▶ Collected data
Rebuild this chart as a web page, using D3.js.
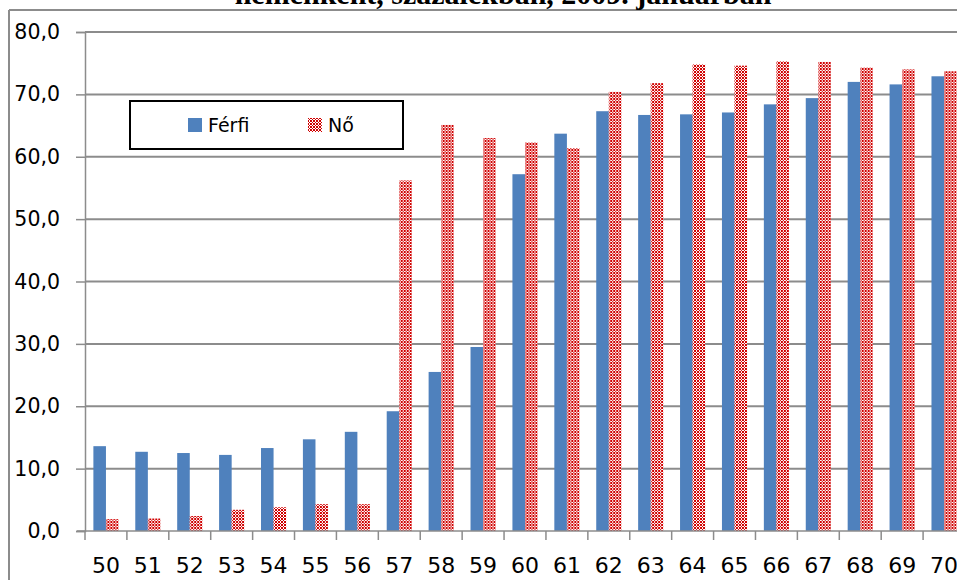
<!DOCTYPE html>
<html>
<head>
<meta charset="utf-8">
<script src="https://cdn.jsdelivr.net/npm/d3@7"></script>
<style>
  body { margin: 0; background: #fff; }
  svg { display: block; }
</style>
</head>
<body>
<div id="chart"></div>
<script>
var w = 957;
var h = 580;

// data
var ages = ["50","51","52","53","54","55","56","57","58","59","60","61","62","63","64","65","66","67","68","69","70"];
var ferfi = [13.6, 12.7, 12.5, 12.2, 13.3, 14.7, 15.9, 19.2, 25.5, 29.5, 57.2, 63.7, 67.3, 66.7, 66.8, 67.1, 68.4, 69.4, 72.0, 71.6, 72.9];
var no = [1.9, 2.0, 2.4, 3.4, 3.8, 4.3, 4.3, 56.2, 65.1, 63.0, 62.3, 61.4, 70.4, 71.8, 74.8, 74.6, 75.3, 75.2, 74.3, 74.0, 73.7];
var series = ["Férfi", "Nő"];
var yTicks = [0, 10, 20, 30, 40, 50, 60, 70, 80];
var title = "nemenként, százalékban, 2009. januárban";

var svg = d3.select("#chart")
  .append("svg")
  .attr("width", w)
  .attr("height", h);

// red pattern for the Nő series
var defs = svg.append("defs");
var pat = defs.append("pattern")
  .attr("id", "redpat")
  .attr("patternUnits", "userSpaceOnUse")
  .attr("width", 6)
  .attr("height", 6);
pat.append("rect").attr("width", 6).attr("height", 6).attr("fill", "#fff");
var dots = [[0,0],[2,0],[3,0],[5,0],[1,1],[4,1],[0,2],[2,2],[3,2],[5,2],[0,3],[2,3],[3,3],[5,3],[1,4],[4,4],[0,5],[2,5],[3,5],[5,5]];
pat.selectAll("rect.d")
  .data(dots)
  .enter()
  .append("rect")
  .attr("class", "d")
  .attr("x", function(d){ return d[0]; })
  .attr("y", function(d){ return d[1]; })
  .attr("width", 1)
  .attr("height", 1)
  .attr("fill", "#d00000");

var colors = { "Férfi": "#4f81bd", "Nő": "url(#redpat)" };

// chart frame
svg.append("line")
  .attr("x1", 9).attr("x2", w).attr("y1", 10).attr("y2", 10)
  .attr("stroke", "#8c8c8c").attr("stroke-width", 2);
svg.append("line")
  .attr("x1", 9).attr("x2", 9).attr("y1", 10).attr("y2", h)
  .attr("stroke", "#8c8c8c").attr("stroke-width", 2);

// title (mostly cut off at the top, as in the original)
svg.append("text")
  .attr("x", 503)
  .attr("y", 4)
  .attr("text-anchor", "middle")
  .style("font-family", "'Liberation Serif', serif")
  .style("font-weight", "bold")
  .style("font-size", "30px")
  .text(title);

var x = d3.scaleBand()
  .domain(ages)
  .range([85, 965])
  .paddingInner(0.4)
  .paddingOuter(0.2);

var x1 = d3.scaleBand()
  .domain(series)
  .range([0, x.bandwidth()]);

var y = d3.scaleLinear()
  .domain([0, 80])
  .range([531, 32]);

// grid lines
svg.selectAll("line.grid")
  .data(yTicks.slice(1))
  .enter()
  .append("line")
  .attr("class", "grid")
  .attr("x1", 85).attr("x2", w)
  .attr("y1", function(d){ return y(d); })
  .attr("y2", function(d){ return y(d); })
  .attr("stroke", "#8c8c8c")
  .attr("stroke-width", 2);

// y axis
var yAxis = svg.append("g")
  .attr("transform", "translate(85,0)")
  .call(d3.axisLeft(y).tickValues(yTicks).tickSize(9).tickPadding(16)
    .tickFormat(function(d){ return d3.format(".1f")(d).replace(".", ","); }));
yAxis.select(".domain").attr("stroke", "#8c8c8c").attr("stroke-width", 1.5);
yAxis.selectAll(".tick line").attr("stroke", "#8c8c8c").attr("stroke-width", 1.5);
yAxis.selectAll(".tick text")
  .style("font-family", "'DejaVu Sans', sans-serif")
  .style("font-size", "20.5px")
  .attr("fill", "#000");

// bars
var groups = svg.selectAll("g.age")
  .data(ages)
  .enter()
  .append("g")
  .attr("class", "age")
  .attr("transform", function(d){ return "translate(" + x(d) + ",0)"; });

groups.selectAll("rect")
  .data(function(d, i){
    return [{ s: "Férfi", v: ferfi[i] }, { s: "Nő", v: no[i] }];
  })
  .enter()
  .append("rect")
  .attr("x", function(d){ return x1(d.s); })
  .attr("y", function(d){ return y(d.v); })
  .attr("width", x1.bandwidth())
  .attr("height", function(d){ return y(0) - y(d.v); })
  .attr("fill", function(d){ return colors[d.s]; });

// x axis
var gap = (x.step() - x.bandwidth()) / 2;
svg.append("line")
  .attr("x1", 77).attr("x2", w).attr("y1", y(0)).attr("y2", y(0))
  .attr("stroke", "#8c8c8c").attr("stroke-width", 1.5);
svg.selectAll("line.xtick")
  .data(ages)
  .enter()
  .append("line")
  .attr("class", "xtick")
  .attr("x1", function(d){ return x(d) - gap; })
  .attr("x2", function(d){ return x(d) - gap; })
  .attr("y1", y(0))
  .attr("y2", y(0) + 9)
  .attr("stroke", "#8c8c8c")
  .attr("stroke-width", 1.5);
svg.selectAll("text.xlab")
  .data(ages)
  .enter()
  .append("text")
  .attr("class", "xlab")
  .attr("x", function(d){ return x(d) + x.bandwidth() / 2; })
  .attr("y", 573)
  .attr("text-anchor", "middle")
  .style("font-family", "'DejaVu Sans', sans-serif")
  .style("font-size", "22px")
  .text(function(d){ return d; });

// legend
var leg = svg.append("g");
leg.append("rect")
  .attr("x", 130).attr("y", 101)
  .attr("width", 273).attr("height", 48)
  .attr("fill", "#fff")
  .attr("stroke", "#000")
  .attr("stroke-width", 2);
var items = leg.selectAll("g.item")
  .data(series)
  .enter()
  .append("g")
  .attr("class", "item")
  .attr("transform", function(d, i){ return "translate(" + (188 + i * 120) + ",118)"; });
items.append("rect")
  .attr("width", 14)
  .attr("height", 14)
  .attr("fill", function(d){ return colors[d]; });
items.append("text")
  .attr("x", 20)
  .attr("y", 14)
  .style("font-family", "'DejaVu Sans', sans-serif")
  .style("font-size", "19px")
  .text(function(d){ return d; });
</script>
</body>
</html>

▶ Description of the task
Set the data above down again exactly as given, with no pictures.

▶ Solution
Rebuild this chart as a web page, using D3.js.
<!DOCTYPE html>
<html>
<head>
<meta charset="utf-8">
<script src="https://cdn.jsdelivr.net/npm/d3@7"></script>
<style>
  body { margin: 0; background: #fff; }
  svg { display: block; }
</style>
</head>
<body>
<div id="chart"></div>
<script>
var w = 957;
var h = 580;

// data
var ages = ["50","51","52","53","54","55","56","57","58","59","60","61","62","63","64","65","66","67","68","69","70"];
var ferfi = [13.6, 12.7, 12.5, 12.2, 13.3, 14.7, 15.9, 19.2, 25.5, 29.5, 57.2, 63.7, 67.3, 66.7, 66.8, 67.1, 68.4, 69.4, 72.0, 71.6, 72.9];
var no = [1.9, 2.0, 2.4, 3.4, 3.8, 4.3, 4.3, 56.2, 65.1, 63.0, 62.3, 61.4, 70.4, 71.8, 74.8, 74.6, 75.3, 75.2, 74.3, 74.0, 73.7];
var series = ["Férfi", "Nő"];
var yTicks = [0, 10, 20, 30, 40, 50, 60, 70, 80];
var title = "nemenként, százalékban, 2009. januárban";

var svg = d3.select("#chart")
  .append("svg")
  .attr("width", w)
  .attr("height", h);

// red pattern for the Nő series
var defs = svg.append("defs");
var pat = defs.append("pattern")
  .attr("id", "redpat")
  .attr("patternUnits", "userSpaceOnUse")
  .attr("width", 6)
  .attr("height", 6);
pat.append("rect").attr("width", 6).attr("height", 6).attr("fill", "#fff");
var dots = [[0,0],[2,0],[3,0],[5,0],[1,1],[4,1],[0,2],[2,2],[3,2],[5,2],[0,3],[2,3],[3,3],[5,3],[1,4],[4,4],[0,5],[2,5],[3,5],[5,5]];
pat.selectAll("rect.d")
  .data(dots)
  .enter()
  .append("rect")
  .attr("class", "d")
  .attr("x", function(d){ return d[0]; })
  .attr("y", function(d){ return d[1]; })
  .attr("width", 1)
  .attr("height", 1)
  .attr("fill", "#d00000");

var colors = { "Férfi": "#4f81bd", "Nő": "url(#redpat)" };

// chart frame
svg.append("line")
  .attr("x1", 9).attr("x2", w).attr("y1", 10).attr("y2", 10)
  .attr("stroke", "#8c8c8c").attr("stroke-width", 2);
svg.append("line")
  .attr("x1", 9).attr("x2", 9).attr("y1", 10).attr("y2", h)
  .attr("stroke", "#8c8c8c").attr("stroke-width", 2);

// title (mostly cut off at the top, as in the original)
svg.append("text")
  .attr("x", 503)
  .attr("y", 4)
  .attr("text-anchor", "middle")
  .style("font-family", "'Liberation Serif', serif")
  .style("font-weight", "bold")
  .style("font-size", "30px")
  .text(title);

var x = d3.scaleBand()
  .domain(ages)
  .range([85, 965])
  .paddingInner(0.4)
  .paddingOuter(0.2);

var x1 = d3.scaleBand()
  .domain(series)
  .range([0, x.bandwidth()]);

var y = d3.scaleLinear()
  .domain([0, 80])
  .range([531, 32]);

// grid lines
svg.selectAll("line.grid")
  .data(yTicks.slice(1))
  .enter()
  .append("line")
  .attr("class", "grid")
  .attr("x1", 85).attr("x2", w)
  .attr("y1", function(d){ return y(d); })
  .attr("y2", function(d){ return y(d); })
  .attr("stroke", "#8c8c8c")
  .attr("stroke-width", 2);

// y axis
var yAxis = svg.append("g")
  .attr("transform", "translate(85,0)")
  .call(d3.axisLeft(y).tickValues(yTicks).tickSize(9).tickPadding(16)
    .tickFormat(function(d){ return d3.format(".1f")(d).replace(".", ","); }));
yAxis.select(".domain").attr("stroke", "#8c8c8c").attr("stroke-width", 1.5);
yAxis.selectAll(".tick line").attr("stroke", "#8c8c8c").attr("stroke-width", 1.5);
yAxis.selectAll(".tick text")
  .style("font-family", "'DejaVu Sans', sans-serif")
  .style("font-size", "20.5px")
  .attr("fill", "#000");

// bars
var groups = svg.selectAll("g.age")
  .data(ages)
  .enter()
  .append("g")
  .attr("class", "age")
  .attr("transform", function(d){ return "translate(" + x(d) + ",0)"; });

groups.selectAll("rect")
  .data(function(d, i){
    return [{ s: "Férfi", v: ferfi[i] }, { s: "Nő", v: no[i] }];
  })
  .enter()
  .append("rect")
  .attr("x", function(d){ return x1(d.s); })
  .attr("y", function(d){ return y(d.v); })
  .attr("width", x1.bandwidth())
  .attr("height", function(d){ return y(0) - y(d.v); })
  .attr("fill", function(d){ return colors[d.s]; });

// x axis
var gap = (x.step() - x.bandwidth()) / 2;
svg.append("line")
  .attr("x1", 77).attr("x2", w).attr("y1", y(0)).attr("y2", y(0))
  .attr("stroke", "#8c8c8c").attr("stroke-width", 1.5);
svg.selectAll("line.xtick")
  .data(ages)
  .enter()
  .append("line")
  .attr("class", "xtick")
  .attr("x1", function(d){ return x(d) - gap; })
  .attr("x2", function(d){ return x(d) - gap; })
  .attr("y1", y(0))
  .attr("y2", y(0) + 9)
  .attr("stroke", "#8c8c8c")
  .attr("stroke-width", 1.5);
svg.selectAll("text.xlab")
  .data(ages)
  .enter()
  .append("text")
  .attr("class", "xlab")
  .attr("x", function(d){ return x(d) + x.bandwidth() / 2; })
  .attr("y", 573)
  .attr("text-anchor", "middle")
  .style("font-family", "'DejaVu Sans', sans-serif")
  .style("font-size", "22px")
  .text(function(d){ return d; });

// legend
var leg = svg.append("g");
leg.append("rect")
  .attr("x", 130).attr("y", 101)
  .attr("width", 273).attr("height", 48)
  .attr("fill", "#fff")
  .attr("stroke", "#000")
  .attr("stroke-width", 2);
var items = leg.selectAll("g.item")
  .data(series)
  .enter()
  .append("g")
  .attr("class", "item")
  .attr("transform", function(d, i){ return "translate(" + (188 + i * 120) + ",118)"; });
items.append("rect")
  .attr("width", 14)
  .attr("height", 14)
  .attr("fill", function(d){ return colors[d]; });
items.append("text")
  .attr("x", 20)
  .attr("y", 14)
  .style("font-family", "'DejaVu Sans', sans-serif")
  .style("font-size", "19px")
  .text(function(d){ return d; });
</script>
</body>
</html>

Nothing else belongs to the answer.